The oldest of the 16 active homicide cases in Jefferson and Deschutes counties dates to 2018. There are none in Crook County. They include elements of alleged mental illness, random violence, score-settling, hit-and-run and domestic violence.

Gavin David Smith-Brown, 32, is suspected of killing his mother, Gayla Smith, 65, in her Crooked River Ranch home in June 2018. He allegedly stole her Subaru and drove to the Portland area, where he was in a two-hour standoff with police. He has been sent several times to the state mental hospital in Salem for evaluation. His next status check is scheduled for May.

• On July 28, 2019, a man walking his dog in the heavily forested Wake Butte area about 6 miles west of Sunriver discovered the badly decomposed remains of Curtis Frederick Pagel, 48. Pagel had no known address. Detectives with the Deschutes County Sheriff’s Office believe foul play was involved in Pagel’s death.

• In May, the body of Byron Joseph Hilands, 33, was found in an unplugged refrigerator on land Hilands owned on SW Culver Highway in Jefferson County. One month later, police arrested his girlfriend, Charina Jeanette Owen, who had a history of domestic violence against him. Owen, 37, has pleaded not guilty to second-degree murder, abuse of a corpse and other charges. In January, she was charged for allegedly making “pruno,” or alcohol in her jail cell.

• Madras Police officers believe that brothers Jakobi Washington, 18, and Josiah Washington, 20, were in an extended dispute with Madras man Jonathan Bonfield, 18, that culminated in Bonfield’s death July 1 by a gunshot to the chest. The pair was arrested at their mother’s home in Madras after police say they provided statements that were inconsistent with evidence from their cellphone histories. A .38-caliber handgun was taken as evidence. The brothers and co-defendants have pleaded not guilty to second-degree murder and a jury trial is scheduled for September.

Anthony Rubaldino Vasquez, 20, is accused of being high on marijuana on Nov. 20 when he struck pedestrian Leroy Eugene Hall, 90 crossing NW Sixth Street in Redmond.
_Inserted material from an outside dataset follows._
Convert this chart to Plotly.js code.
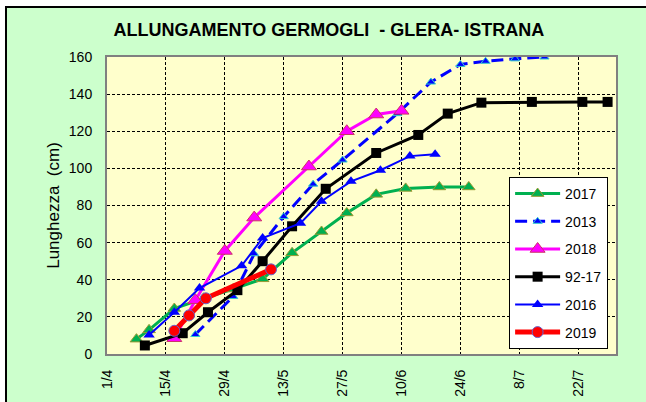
<!DOCTYPE html>
<html>
<head>
<meta charset="utf-8">
<script src="https://cdn.plot.ly/plotly-3.0.1.min.js"></script>
<style>
  html, body { margin: 0; padding: 0; background: #ffffff; overflow: hidden; }
  #frame { position: absolute; left: 5px; top: 6px; width: 700px; height: 500px; background: #CCFFCC; border: 2px solid #000; }
  #plot { position: absolute; left: 0; top: 0; width: 646px; height: 402px; }
</style>
</head>
<body>
<div id="frame"></div>
<div id="plot"></div>
<script>
// ---- data (dates, year arbitrary) ----
const x2017 = ["2019-04-08","2019-04-11","2019-04-17","2019-04-24","2019-05-01","2019-05-08","2019-05-15","2019-05-22","2019-05-28","2019-06-04","2019-06-11","2019-06-19","2019-06-26"];
const y2017 = [8, 13, 24.5, 30, 35, 40.5, 54.5, 66, 76, 86, 89.2, 90, 90];

const x2013 = ["2019-04-22","2019-05-01","2019-05-06","2019-05-13","2019-05-20","2019-05-27","2019-06-09","2019-06-17","2019-06-24","2019-06-30","2019-07-07","2019-07-14"];
const y2013 = [10.5, 31, 54, 74, 91.5, 104.5, 129.5, 146.5, 156, 157.7, 159, 160];

const x2018 = ["2019-04-17","2019-04-22","2019-04-29","2019-05-06","2019-05-19","2019-05-28","2019-06-04","2019-06-10"];
const y2018 = [8.5, 29, 55.5, 73.5, 101, 120, 129, 131];

const x9217 = ["2019-04-10","2019-04-19","2019-04-25","2019-05-02","2019-05-08","2019-05-15","2019-05-23","2019-06-04","2019-06-14","2019-06-21","2019-06-29","2019-07-11","2019-07-23","2019-07-29"];
const y9217 = [4.6, 11.2, 22.5, 34.4, 50, 68.8, 89, 108.3, 118, 129.5, 135.4, 135.8, 135.8, 135.8];

const x2016 = ["2019-04-11","2019-04-17","2019-04-23","2019-05-03","2019-05-08","2019-05-17","2019-05-22","2019-05-29","2019-06-05","2019-06-12","2019-06-18"];
const y2016 = [10.2, 22.5, 35.5, 47.5, 62.5, 70.5, 82.3, 93, 99, 106.6, 107.6];

const x2019 = ["2019-04-17","2019-04-20 12:00","2019-04-24 12:00","2019-05-10"];
const y2019 = [12.5, 20.8, 30, 45.6];

const tickDates = ["2019-04-01","2019-04-15","2019-04-29","2019-05-13","2019-05-27","2019-06-10","2019-06-24","2019-07-08","2019-07-22"];
const tickLabels = ["1/4","15/4","29/4","13/5","27/5","10/6","24/6","8/7","22/7"];

const traces = [
  {name: "2017", x: x2017, y: y2017, mode: "lines+markers", legendgroup: "a",
   line: {color: "#00B050", width: 3},
   marker: {symbol: "triangle-up", size: 11, color: "#00B050", line: {color: "#999933", width: 1}}},
  {name: "2013", x: x2013, y: y2013, mode: "lines+markers", legendgroup: "b",
   line: {color: "#0000FF", width: 3, dash: "12px,6px"},
   marker: {symbol: "triangle-up", size: 8, color: "#0000FF", line: {color: "#33CCCC", width: 1}}},
  {name: "2018", x: x2018, y: y2018, mode: "lines+markers", legendgroup: "c",
   line: {color: "#FF00FF", width: 3},
   marker: {symbol: "triangle-up", size: 13, color: "#FF00FF", line: {color: "#CC3366", width: 1}}},
  {name: "92-17", x: x9217, y: y9217, mode: "lines+markers", legendgroup: "d",
   line: {color: "#000000", width: 3},
   marker: {symbol: "square", size: 10, color: "#000000"}},
  {name: "2016", x: x2016, y: y2016, mode: "lines+markers", legendgroup: "e",
   line: {color: "#0000FF", width: 2},
   marker: {symbol: "triangle-up", size: 10, color: "#0000FF"}},
  {name: "2019", x: x2019, y: y2019, mode: "lines+markers", legendgroup: "f",
   line: {color: "#FF0000", width: 5},
   marker: {symbol: "circle", size: 11, color: "#FF0000", line: {color: "#6666CC", width: 1}}}
];

const layout = {
  width: 646, height: 402,
  margin: {l: 107, r: 30, t: 57, b: 48},
  paper_bgcolor: "rgba(0,0,0,0)",
  plot_bgcolor: "#FFFFCC",
  font: {family: "Arial, Liberation Sans, sans-serif", size: 14, color: "#000"},
  title: {text: "<b>ALLUNGAMENTO GERMOGLI  - GLERA- ISTRANA</b>", xref: "container", x: 0.509, xanchor: "center",
          yref: "container", y: 0.925, yanchor: "middle", font: {size: 18, family: "Arial, Liberation Sans, sans-serif", color: "#000"}},
  xaxis: {type: "date", range: ["2019-04-01", "2019-07-31"], tickvals: tickDates, ticktext: tickLabels,
          tickangle: -90, showgrid: true, gridcolor: "#000", gridwidth: 1, griddash: "3px,2px",
          showline: true, linecolor: "#808080", linewidth: 2, mirror: true, ticks: "", ticklabelstandoff: 8,
          zeroline: false, fixedrange: true},
  yaxis: {range: [0, 160], dtick: 20, tick0: 0, showgrid: true, gridcolor: "#000", gridwidth: 1, griddash: "3px,2px",
          showline: true, linecolor: "#808080", linewidth: 2, mirror: true, ticks: "", ticklabelstandoff: 10,
          zeroline: false, automargin: false,
          title: {text: "Lunghezza  (cm)", font: {size: 17}, standoff: 5}},
  legend: {x: 0.79, xanchor: "left", y: 0.596, yanchor: "top", bgcolor: "#FFFFFF", bordercolor: "#000", borderwidth: 1,
           font: {size: 14}, itemwidth: 45, tracegroupgap: 6.5, traceorder: "grouped"},
  showlegend: true
};

Plotly.newPlot("plot", traces, layout, {staticPlot: true, displayModeBar: false});
</script>
</body>
</html>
Vasquez has pleaded not guilty to criminally negligent homicide and other charges and is scheduled to enter a plea April 27.
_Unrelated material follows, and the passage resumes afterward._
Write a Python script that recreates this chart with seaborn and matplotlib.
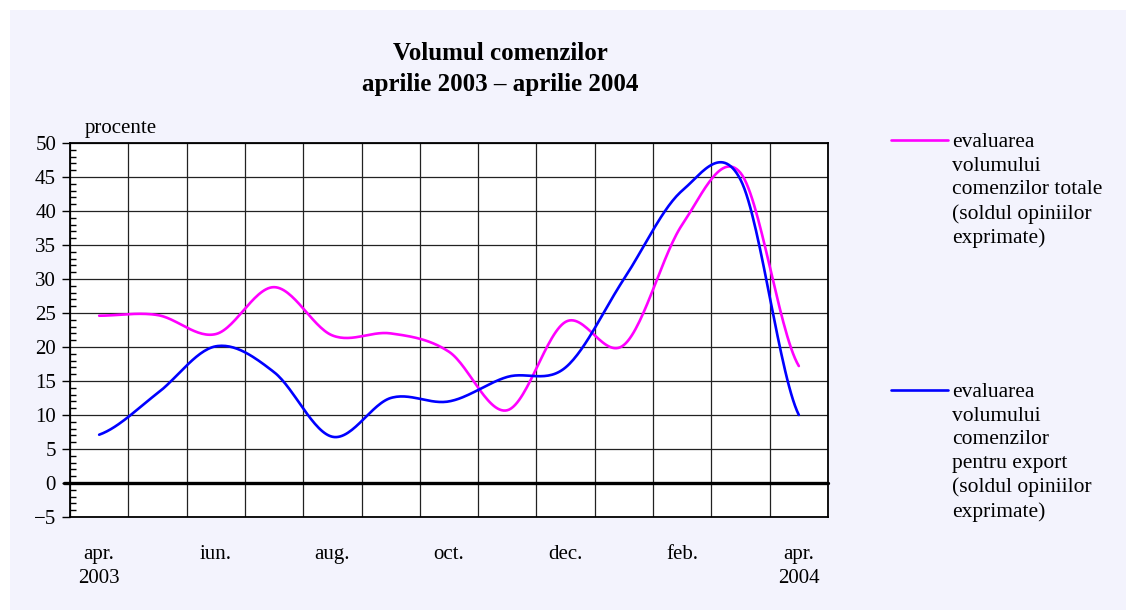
import numpy as np
import pandas as pd
import matplotlib
matplotlib.use("Agg")
import matplotlib.pyplot as plt
from matplotlib.lines import Line2D
from matplotlib.patches import Rectangle
from matplotlib.ticker import MultipleLocator
import seaborn as sns

# monthly data, apr. 2003 - apr. 2004 (sold, procente)
months = ["apr.\n2003", "mai", "iun.", "iul.", "aug.", "sep.", "oct.",
          "nov.", "dec.", "ian.", "feb.", "mar.", "apr.\n2004"]
totale = [24.6, 24.7, 21.9, 28.8, 21.7, 22.0, 19.3, 10.7, 23.7, 20.3, 38.0, 45.6, 17.2]
export = [7.1, 13.2, 20.1, 16.3, 6.8, 12.5, 12.0, 15.6, 17.0, 30.0, 43.0, 44.6, 10.0]

name_tot = "evaluarea\nvolumului\ncomenzilor totale\n(soldul opiniilor\nexprimate)"
name_exp = "evaluarea\nvolumului\ncomenzilor\npentru export\n(soldul opiniilor\nexprimate)"


# excel-like smoothed line (bezier through the points)
def smooth(vals, n=30):
    p = np.asarray(vals, dtype=float)
    xs, ys = [], []
    for i in range(len(p) - 1):
        p0 = p[i - 1] if i > 0 else p[i]
        p1, p2 = p[i], p[i + 1]
        p3 = p[i + 2] if i + 2 < len(p) else p[i + 1]
        c1 = p1 + (p2 - p0) / 6.0
        c2 = p2 - (p3 - p1) / 6.0
        t = np.linspace(0, 1, n, endpoint=False)
        ys.extend((1 - t) ** 3 * p1 + 3 * (1 - t) ** 2 * t * c1 + 3 * (1 - t) * t ** 2 * c2 + t ** 3 * p2)
        xs.extend(i + t)
    xs.append(len(p) - 1)
    ys.append(p[-1])
    return np.array(xs), np.array(ys)


frames = []
for vals, lab in [(totale, "totale"), (export, "export")]:
    sx, sy = smooth(vals)
    frames.append(pd.DataFrame({"x": sx, "y": sy, "serie": lab}))
df = pd.concat(frames, ignore_index=True)

sns.set_theme(style="white")
plt.rcParams["font.family"] = ["Liberation Serif", "DejaVu Serif"]
plt.rcParams["text.color"] = "black"
plt.rcParams["xtick.color"] = "black"
plt.rcParams["ytick.color"] = "black"

fig = plt.figure(figsize=(11.26, 6.10), dpi=100)
fig.patch.set_facecolor("white")
fig.add_artist(Rectangle((10 / 1126, 0), 1, 1 - 10 / 610, transform=fig.transFigure,
                         facecolor="#F3F3FD", edgecolor="none", zorder=-10))

ax = fig.add_axes([70 / 1126, 93 / 610, 758 / 1126, 374 / 610])
ax.set_facecolor("white")

ax.set_xlim(-0.5, 12.5)
ax.set_ylim(-5, 50)

# grid
for k in range(14):
    ax.axvline(k - 0.5, color="#222222", lw=0.9, zorder=1)
for v in range(-5, 51, 5):
    ax.axhline(v, color="#222222", lw=0.9, zorder=1)
ax.axhline(0, color="black", lw=2.4, zorder=2, xmin=-0.008, clip_on=False)

sns.lineplot(data=df, x="x", y="y", hue="serie", palette={"totale": "#FF00FF", "export": "#0000FF"},
             linewidth=1.9, legend=False, ax=ax, zorder=3, sort=False)

ax.set_xticks(range(0, 13, 2))
ax.set_xticklabels([months[i] for i in range(0, 13, 2)])
ax.tick_params(axis="x", length=0, pad=20, labelsize=15)
for t in ax.get_xticklabels():
    t.set_linespacing(1.35)

ax.yaxis.set_major_locator(MultipleLocator(5))
ax.yaxis.set_minor_locator(MultipleLocator(1))
ax.set_yticks(range(-5, 51, 5))
ax.set_yticklabels(["\u22125" if v < 0 else str(v) for v in range(-5, 51, 5)])
ax.tick_params(axis="y", which="major", direction="out", length=6, width=1, color="black",
               pad=4, labelsize=15, left=True)
ax.tick_params(axis="y", which="minor", direction="in", length=4, width=1, color="black", left=True)
ax.set_xlabel("")
ax.set_ylabel("")

for s in ax.spines.values():
    s.set_color("black")
    s.set_linewidth(1.3)
    s.set_visible(True)

fig.text(500 / 1126, 1 - 69 / 610, "Volumul comenzilor\naprilie 2003 \u2013 aprilie 2004",
         ha="center", va="center", fontsize=18, fontweight="bold", linespacing=1.5)
fig.text(85 / 1126, 1 - 129 / 610, "procente", ha="left", va="center", fontsize=15)

# legend drawn by hand, entries are far apart
for ly, col, txt in [(140, "#FF00FF", name_tot), (390, "#0000FF", name_exp)]:
    fig.add_artist(Line2D([891 / 1126, 948 / 1126], [1 - ly / 610] * 2, color=col, lw=1.9,
                          transform=fig.transFigure))
    fig.text(952 / 1126, 1 - (ly - 7) / 610, txt, ha="left", va="top", fontsize=15.5,
             linespacing=1.33)

fig.savefig("out.png", dpi=100, facecolor=fig.get_facecolor())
• Police believe Jenna Rae Campbell, 21, shot and killed Doretta Adaline Smith, aka Sammons, 42, on Dec. 16 at Smith’s home in Madras. Campbell, of Prineville, was arrested following an alleged run from the law that included home invasion, gunfire and attempted carjacking. A grand jury charged Campbell under three theories of homicide: first-degree manslaughter, second-degree manslaughter and criminally negligent homicide. She’s pleaded not guilty and has a pretrial hearing scheduled later this month.
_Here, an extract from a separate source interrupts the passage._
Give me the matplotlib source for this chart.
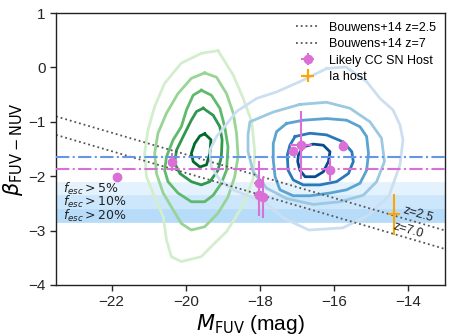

• Randall Richard Kilby, 35, was arrested last month in connection with three murders in southwest Bend. He’s accused of killing Bend woman Daphne Anne Banks, who died Jan. 10, and brothers in law Jeffrey Allen Taylor and Benjamin Harlin Taylor, whose bodies were discovered March 21. Last week, the home in Romaine Village where the alleged killings took place mysteriously burned.

The homicide total also includes the unsolved double homicide of Ray Atkinson Jr. and Natasha “Tasha” Newby, whose bodies were found in a Bend home Aug. 15.

Stephanie Rodea said she was hurt that no one from the police or district attorney’s office reached out to her since her husband’s death.

“It’s hard to say what I want in the end. I don’t know if anything is going to make it better,” she said. “I feel like I’m only 34, and I have a life sentence of heartache. It doesn’t matter how good or bad my life goes, I’m always going to think about what could have been and what should have been.”

Christopher Rodea, an electrician, lost his own father at age 15. His widow thinks it helped make him into the person he was: patient and kind, unbothered by life’s little frustrations.

When people would ask Stephanie Rodea why she had so many children, she would always point to her husband.

“I’d tell them, I have such an amazing partner,” she said. “I would never have had four if he wasn’t so hands-on.”

The district attorney’s decision Monday was a lot for Rodea to take in emotionally, she said. It left her lonely and thinking about Tuesday, when her husband would have celebrated his 38th birthday.